È in questo contesto che vennero alla luce delle originali esperienze giovanili, destinate ad essere considerate inevitabilmente con sospetto dalla gerarchia interna. Non si trattava di nostalgici o di presunti golpisti fautori dell’eversione nera, che destano interesse in molte pubblicazioni recenti. Anzi, il saggio di Tarchi, come dice l’autore, vuole documentare la vicenda di persone che, «nella stagione più cruenta della lotta» tra bande nere e rosse, «non smarrirono né l’anima né il senno né la dignità» ma cercarono «l’apertura di un dialogo franco con gli avversari» arrivando al rifiuto della dicotomia sinistra/destra per ricercare nuove risposte.

 

La pretesa di questa “nuova destra” partiva da una visione critica del modello di civiltà occidentale come « l’atlantismo, il consumismo, il liberismo economico, la filosofia dello sviluppo industrialista». Così la proposta dei campi Hobbit, legati alla mitologia ideata da Tolkien, esprimeva il tentativo di creare luoghi animati da uno spirito comunitario, lontani da ogni tentazione nostalgico paramilitare fino, addirittura, ad avvicinarsi a posizioni non violente.

 

L’orizzonte di una “rivoluzione” rivelatasi “impossibile”, secondo Tarchi, ma che ha inciso, molto più di quel che si può immaginare, nella formazione e nella coscienza di molti giovani di quella destra che apprezzavano, ad esempio, la dirittura morale di personaggi come Generoso Simeone al quale il libro è dedicato.
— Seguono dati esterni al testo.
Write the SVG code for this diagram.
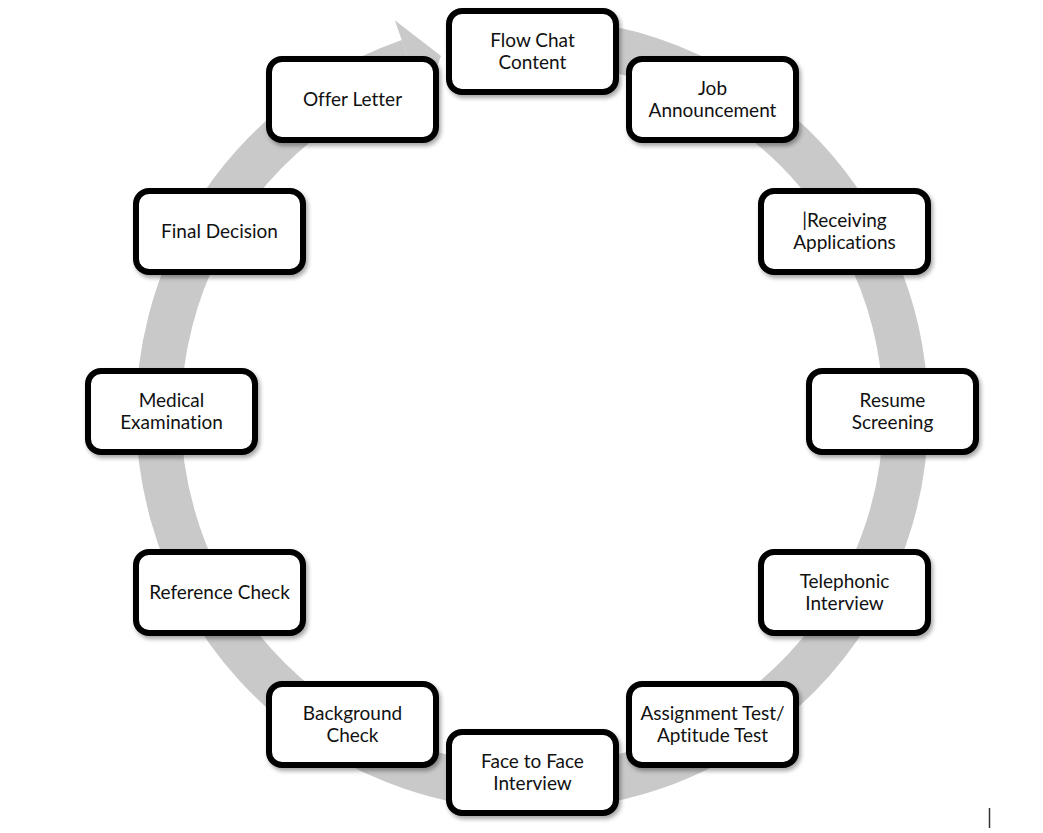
<svg xmlns="http://www.w3.org/2000/svg" width="1043" height="833" viewBox="0 0 1043 833">
<defs>
<style>
.box{fill:#fff;stroke:#000;stroke-width:6;filter:url(#sh)}
.t{font-family:Lato,"Liberation Sans",sans-serif;font-size:19px;fill:#111;text-anchor:middle;font-variant-ligatures:none;font-feature-settings:"liga" 0}
.ring{fill:none;stroke:#c9c9c9;stroke-width:45}
</style>
<filter id="sh" x="-10%" y="-10%" width="130%" height="140%">
<feDropShadow dx="2" dy="3" stdDeviation="2" flood-color="#000" flood-opacity="0.35"/>
</filter>
</defs>
<rect width="1043" height="833" fill="#fff"/>
<g id="connectors">
<path class="ring" d="M545.0,40.7 A373.5,373.5 0 1 1 409.2,61.3"/>
<polygon points="394.8,20.2 441,56 423.5,102.3" fill="#c9c9c9"/>
</g>
<g id="n1"><rect class="box" x="449" y="11" width="167" height="81" rx="13"/><text class="t" x="532.5" y="47">Flow Chat</text><text class="t" x="532.5" y="69">Content</text></g>
<g id="n2"><rect class="box" x="629" y="59" width="167" height="81" rx="13"/><text class="t" x="712.5" y="95">Job</text><text class="t" x="712.5" y="117">Announcement</text></g>
<g id="n3"><rect class="box" x="761" y="191" width="167" height="81" rx="13"/><text class="t" x="844.5" y="227">|Receiving</text><text class="t" x="844.5" y="249">Applications</text></g>
<g id="n4"><rect class="box" x="809" y="371" width="167" height="81" rx="13"/><text class="t" x="892.5" y="407">Resume</text><text class="t" x="892.5" y="429">Screening</text></g>
<g id="n5"><rect class="box" x="761" y="552" width="167" height="81" rx="13"/><text class="t" x="844.5" y="588">Telephonic</text><text class="t" x="844.5" y="610">Interview</text></g>
<g id="n6"><rect class="box" x="629" y="684" width="167" height="81" rx="13"/><text class="t" x="712.5" y="720">Assignment Test/</text><text class="t" x="712.5" y="742">Aptitude Test</text></g>
<g id="n7"><rect class="box" x="449" y="732" width="167" height="81" rx="13"/><text class="t" x="532.5" y="768">Face to Face</text><text class="t" x="532.5" y="790">Interview</text></g>
<g id="n8"><rect class="box" x="269" y="684" width="167" height="81" rx="13"/><text class="t" x="352.5" y="720">Background</text><text class="t" x="352.5" y="742">Check</text></g>
<g id="n9"><rect class="box" x="136" y="552" width="167" height="81" rx="13"/><text class="t" x="219.5" y="599">Reference Check</text></g>
<g id="n10"><rect class="box" x="88" y="371" width="167" height="81" rx="13"/><text class="t" x="171.5" y="407">Medical</text><text class="t" x="171.5" y="429">Examination</text></g>
<g id="n11"><rect class="box" x="136" y="191" width="167" height="81" rx="13"/><text class="t" x="219.5" y="238">Final Decision</text></g>
<g id="n12"><rect class="box" x="269" y="59" width="167" height="81" rx="13"/><text class="t" x="352.5" y="106">Offer Letter</text></g>
<line x1="989.5" y1="808" x2="989.5" y2="828" stroke="#333" stroke-width="1.5"/>
</svg>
Attivista radicato nel Sud Italia, direttore del giornale “L’Alternativa”, Simeone sarà l’inventore dei primi campi Hobbit, anche se non farà carriera nel partito fino ad uscirne nel 1978.

 

Chiediamo qualcosa di quella generazione a Dario Petrucci, che proviene dalla terra di Simeone e ne ha ricevuto come un’impronta nella propria vocazione: un “militante”, si può ancora dire, che, pur non rivestendo alcun incarico, non ha smesso di impegnarsi in politica nell’area della destra.

 

Che facevi a Benevento negli anni ‘70? 

«Frequentavo l’istituto per geometri dove eravamo prevalentemente tutti di destra in opposizione ai ragazzi del vicino liceo che noi giudicavamo come figli di papà che giocavano a fare quelli di sinistra. Eravamo animati da un forte senso di giustizia ma Generoso ci diceva sempre che il nemico da abbattere non era l’avversario politico ma il consumismo, il capitalismo, la mira egemonica degli USA, il comunismo e la massificazione».    

 

Che tipo era ? 

«Un trascinatore. I suoi comizi erano sempre affollatissimi, era la voce del dissenso ma mai l’ho sentito denigrare l’avversario. Aveva un profondo rispetto di ogni suo interlocutore e prima di aprire bocca ascoltava a lungo chi aveva di fronte. Ricordo che una volta un ragazzo di sinistra fu cacciato da una nostra assemblea e io lo rincorsi per stargli vicino e ascoltarlo. Questo mio atteggiamento fu deriso e incompreso dagli altri ragazzi del Fronte della Gioventù. Allora Generoso ci radunò e disse:”Quello che ha fatto Dario dovete imparare a farlo tutti; dovete imparare ad ascoltare gli altri se volete capire meglio le vostre idee”».

 

Simeone smise il suo impegno,  una volta uscito dal partito? 

«Sperimentò l’ingratitudine di tanti, faceva lavori di ogni genere per sostenere la sua famiglia, ma rimase sempre con la schiena dritta. Fondò “Segnali” una rivista locale aperta al contributo di ogni schieramento politico e che divenne una coscienza critica davanti ad  un costume politico che, purtroppo, attraversa tutti i partiti quando si perde lo spirito di servizio».